This kind of utopian State-worship is not confined to the United States, of course, and we can find it in Hegelian philosophy, and in all of its related ideologies (such as Marxism) and in some religious antecedents as well. In fact, as Rothbard has noted, attempts at religious utopias had been attempted often in Europe well before Hegel invented his own version of historical fulfillment.
This collectivist impulse to absorb the individual into righteous global crusades has not gone unopposed. Mainline Christian orthodoxy has always denied that man has any role in bringing about the establishment of the Kingdom of God on earth. The Catholic Church has often been at the forefront of this conflict, given its foundations in Augustinian thought about the inherent conflict between the "City of God" and the "City of Man," yet the Catholics have hardly been alone in this. Lutherans, most Calvinists, and evangelicals who are "pre-millennial" in their eschatology have opposed such movements, yet in the United States, the utopian impulse has lived on, and in both its religious, and its Social Gospel form, continues to guide the American vision of the State.

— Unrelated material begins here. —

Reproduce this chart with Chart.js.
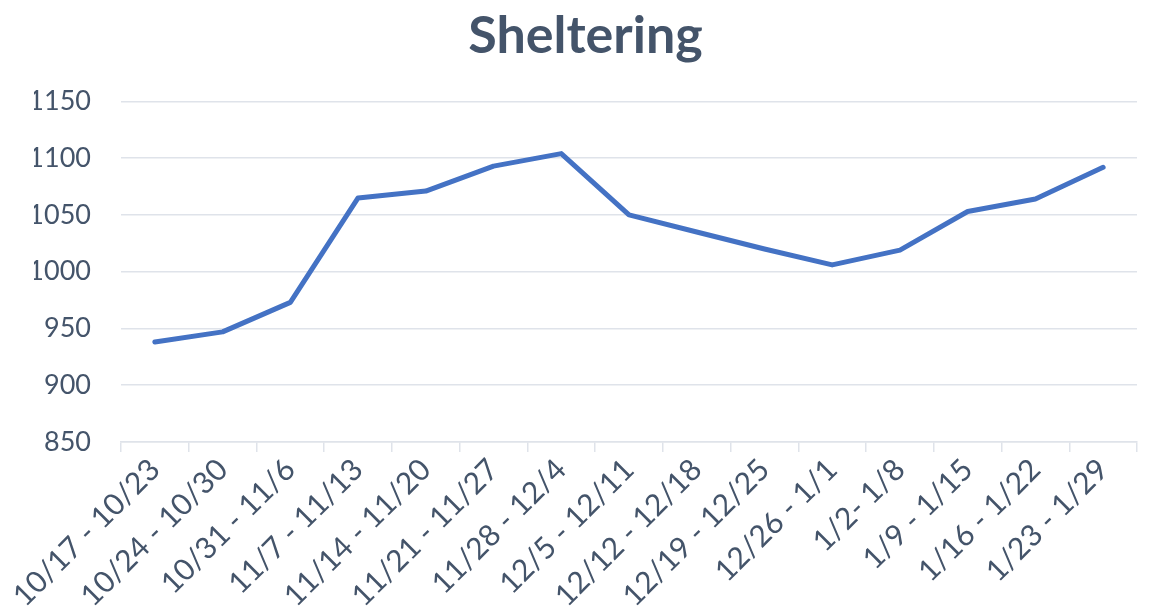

Hegel and Post-Millennial Theology
While Hegelian philosophy and American pietism differ radically in a number of ways, it is appropriate to regard both as kinds of post-millennial ideologies. That is, they both believe in a practical and instrumental role in human institutions in bringing about a utopian age of perfect justice. For the Hegelian, this is a period when corrupt individuals will finally be absorbed into the State apparatus and relieved of their corrupting and disruptive individualism. For the religious post-millennial (or "millenarian") ideology, the end goal is a purified world where Jesus Christ can return to establish the end times and the perpetual reign of heaven. Both ideologies, it turns out, require a strong and centralized State to administer the efforts to destroy the corrupt world and turn it into the perfect one.

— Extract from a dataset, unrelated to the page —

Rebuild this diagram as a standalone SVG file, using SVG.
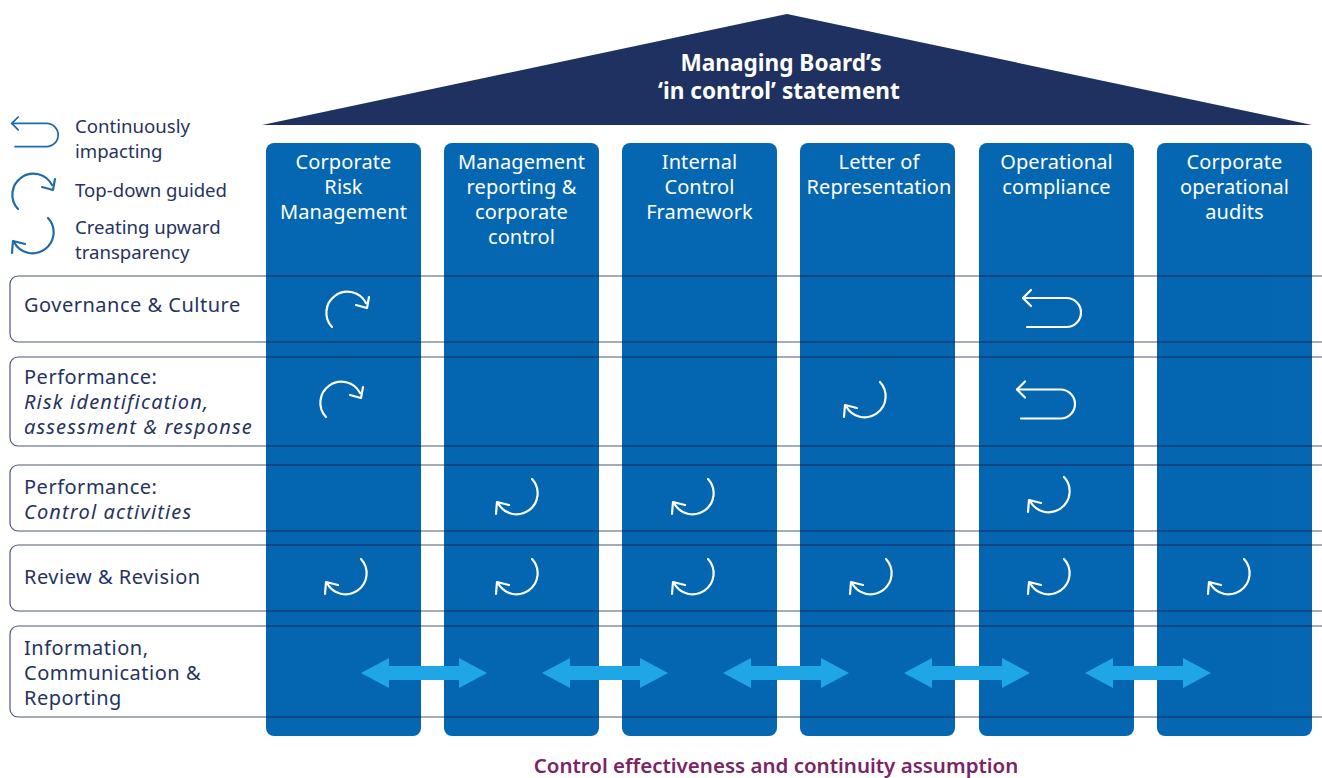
<svg xmlns="http://www.w3.org/2000/svg" width="1322" height="778" viewBox="0 0 1322 778">
<style>
.col{fill:#0567b1}
.hdr{font-family:"Noto Sans",sans-serif;font-size:20px;letter-spacing:0.1px;fill:#fff;text-anchor:middle}
.lbl{font-family:"Noto Sans",sans-serif;font-size:20px;letter-spacing:0.5px;fill:#263360}
.it{font-style:italic;letter-spacing:1.15px}
.leg{font-family:"Noto Sans",sans-serif;font-size:18.6px;fill:#263360}
.rowbox{fill:#fff;stroke:#4d5878;stroke-width:1.2}
.rowline{stroke:#1c2d5a;stroke-width:1.4;opacity:0.7}
.iw{fill:none;stroke:#fff;stroke-width:2.2;stroke-linecap:round;stroke-linejoin:round}
.ib{fill:none;stroke:#1f6aad;stroke-width:2.2;stroke-linecap:round;stroke-linejoin:round}
.dbl{fill:#1fa6e6}
</style>
<defs>
<clipPath id="cols">
<rect x="266" y="143" width="155" height="593" rx="8"/>
<rect x="444" y="143" width="155" height="593" rx="8"/>
<rect x="622" y="143" width="155" height="593" rx="8"/>
<rect x="800" y="143" width="155" height="593" rx="8"/>
<rect x="979" y="143" width="155" height="593" rx="8"/>
<rect x="1157" y="143" width="155" height="593" rx="8"/>
</clipPath>
<g id="cont"><path d="M -29,-14.5 H 14.5 A 14.5 14.5 0 0 1 14.5,14.5 H -25"/><path d="M -21,-22.5 L -29,-14.5 L -21,-6.5"/></g>
<g id="td"><path d="M -15,16 A 21 21 0 1 1 19,-8"/><path d="M 9,-6 L 20,-3 L 22,-14"/></g>
<g id="up"><path d="M 14,-18 A 21 21 0 1 1 -20,6"/><path d="M -9,8 L -21,5 L -22,17"/></g>
<path id="dblarrow" d="M -63,0 L -35,-15 L -35,-7 L 35,-7 L 35,-15 L 63,0 L 35,15 L 35,7 L -35,7 L -35,15 Z"/>
</defs>

<g id="roof">
<polygon points="262,125 787,14 1312,125" fill="#1f3160"/>
<text x="781" y="71" font-family="Noto Sans,sans-serif" font-size="22.6px" font-weight="bold" fill="#fff" text-anchor="middle">Managing Board’s</text>
<text x="779" y="99" font-family="Noto Sans,sans-serif" font-size="22.6px" font-weight="bold" fill="#fff" text-anchor="middle">‘in control’ statement</text>
</g>

<g id="legend">
<g class="ib" transform="translate(35,135) scale(0.8)"><use href="#cont"/></g>
<text class="leg" x="75" y="133">Continuously</text>
<text class="leg" x="75" y="158">impacting</text>
<g class="ib" transform="translate(33,193)"><use href="#td"/></g>
<text class="leg" x="75" y="197">Top-down guided</text>
<g class="ib" transform="translate(34,236)"><use href="#up"/></g>
<text class="leg" x="75" y="234">Creating upward</text>
<text class="leg" x="75" y="259">transparency</text>
</g>

<g id="rows">
<rect class="rowbox" x="10" y="276" width="1340" height="66" rx="8"/>
<rect class="rowbox" x="10" y="357" width="1340" height="89" rx="8"/>
<rect class="rowbox" x="10" y="465" width="1340" height="66" rx="8"/>
<rect class="rowbox" x="10" y="545" width="1340" height="66" rx="8"/>
<rect class="rowbox" x="10" y="626" width="1340" height="91" rx="8"/>
</g>

<g id="columns">
<g id="col1"><rect class="col" x="266" y="143" width="155" height="593" rx="8"/>
<text class="hdr" x="343.5" y="169">Corporate</text><text class="hdr" x="343.5" y="194">Risk</text><text class="hdr" x="343.5" y="219">Management</text></g>
<g id="col2"><rect class="col" x="444" y="143" width="155" height="593" rx="8"/>
<text class="hdr" x="521.5" y="169">Management</text><text class="hdr" x="521.5" y="194">reporting &amp;</text><text class="hdr" x="521.5" y="219">corporate</text><text class="hdr" x="521.5" y="244">control</text></g>
<g id="col3"><rect class="col" x="622" y="143" width="155" height="593" rx="8"/>
<text class="hdr" x="699.5" y="169">Internal</text><text class="hdr" x="699.5" y="194">Control</text><text class="hdr" x="699.5" y="219">Framework</text></g>
<g id="col4"><rect class="col" x="800" y="143" width="155" height="593" rx="8"/>
<text class="hdr" x="879" y="169">Letter of</text><text class="hdr" x="879" y="194">Representation</text></g>
<g id="col5"><rect class="col" x="979" y="143" width="155" height="593" rx="8"/>
<text class="hdr" x="1056.5" y="169">Operational</text><text class="hdr" x="1056.5" y="194">compliance</text></g>
<g id="col6"><rect class="col" x="1157" y="143" width="155" height="593" rx="8"/>
<text class="hdr" x="1234.5" y="169">Corporate</text><text class="hdr" x="1234.5" y="194">operational</text><text class="hdr" x="1234.5" y="219">audits</text></g>
</g>

<g id="rowlines" clip-path="url(#cols)" class="rowline">
<line x1="262" y1="276" x2="1322" y2="276"/><line x1="262" y1="342" x2="1322" y2="342"/>
<line x1="262" y1="357" x2="1322" y2="357"/><line x1="262" y1="446" x2="1322" y2="446"/>
<line x1="262" y1="465" x2="1322" y2="465"/><line x1="262" y1="531" x2="1322" y2="531"/>
<line x1="262" y1="545" x2="1322" y2="545"/><line x1="262" y1="611" x2="1322" y2="611"/>
<line x1="262" y1="626" x2="1322" y2="626"/><line x1="262" y1="717" x2="1322" y2="717"/>
</g>

<g id="rowlabels">
<text class="lbl" x="24" y="312">Governance &amp; Culture</text>
<text class="lbl" x="24" y="384">Performance:</text>
<text class="lbl it" x="24" y="409">Risk identification,</text>
<text class="lbl it" x="24" y="434">assessment &amp; response</text>
<text class="lbl" x="24" y="494">Performance:</text>
<text class="lbl it" x="24" y="519">Control activities</text>
<text class="lbl" x="24" y="584">Review &amp; Revision</text>
<text class="lbl" x="24" y="655">Information,</text>
<text class="lbl" x="24" y="680">Communication &amp;</text>
<text class="lbl" x="24" y="705">Reporting</text>
</g>

<g id="icons" class="iw">
<use href="#td" x="347" y="311"/>
<use href="#cont" x="1052" y="312.5"/>
<use href="#td" x="341" y="401"/>
<use href="#up" x="866" y="400"/>
<use href="#cont" x="1046" y="404"/>
<use href="#up" x="518" y="497"/>
<use href="#up" x="694" y="497"/>
<use href="#up" x="1050" y="495"/>
<use href="#up" x="347" y="577"/>
<use href="#up" x="518" y="577"/>
<use href="#up" x="694" y="577"/>
<use href="#up" x="872" y="577"/>
<use href="#up" x="1050" y="577"/>
<use href="#up" x="1230" y="577"/>
</g>

<g id="connectors" class="dbl">
<use href="#dblarrow" x="424" y="673"/>
<use href="#dblarrow" x="605" y="673"/>
<use href="#dblarrow" x="786" y="673"/>
<use href="#dblarrow" x="967" y="673"/>
<use href="#dblarrow" x="1148" y="673"/>
</g>

<text id="footer" x="776" y="773" font-family="Noto Sans,sans-serif" font-size="20.5px" font-weight="600" fill="#7a2466" text-anchor="middle">Control effectiveness and continuity assumption</text>
</svg>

Pre-millennial Christians, by contrast, believe that Christ will return whenever God the Father wills it, and many evangelical Christians even believe that the return will come, not when mankind is put in its holy place via the power of the State, but when mankind is in its most depraved, and morally bankrupt hour. We find a human society then, that is not progressing ever closer to God as Hegel or the pietists would say, but is either getting worse, or is simply not "progressing" in any direction at all.
Hegel’s secular version of this was of the state bringing about the perfection of man, not to herald the return of Christ, but to bring "the end of history" and to finish the development of human society and ideology by having the State finally attain the rational apex of human civilization. In fact, Hegel even believed that he had identified the central State apparatus that was to serve to hasten this drive toward the end of history: The Prussian State; the perfect bureaucratic, rational, and regimented state (and the same State that gave us public schooling). In this scenario, or course, the individual counts for nothing except in its status as an appendage of the state, for no mere human could attain such a lofty position as Hegel assigned it: "The modern State,…when comprehended philosophically, could therefore be seen as the highest articulation of Spirit, or God on the contemporary world." Hegel goes on to say that the State is "a supreme manifestation of the activity of God in the world"; "The State is the divine idea as it exists on earth," and so on.
It only stands to reason then, that for the post-millennial crowd, the more depraved the one finds humanity to be, the more drastic the measures that must be taken to correct mankind and get it rolling toward the Second Coming. Indeed, Western history gives us many small post-millennial movements to study, and in each case, we find that the more depraved humanity is found to be, the more totalitarian the state must be in order to set it right.
During the middle ages through the sixteenth century, this post-millennial fervor manifested itself in totalitarian and communist regimes that followed a general pattern: A great "prophet" of some kind would emerge and organize a band of loyal followers. After convincing his followers of his divine mission, and then of the utter depravity of all mankind everywhere, his followers must follow the new prophet by giving up all material possessions, "sharing" their wives, and, submitting in every way to the unilateral judgment of the divine leader. Eventually, the perfected community would go out into the broader world, put the sinners of the world to the sword, and finally make the world suitable for the second coming of Christ.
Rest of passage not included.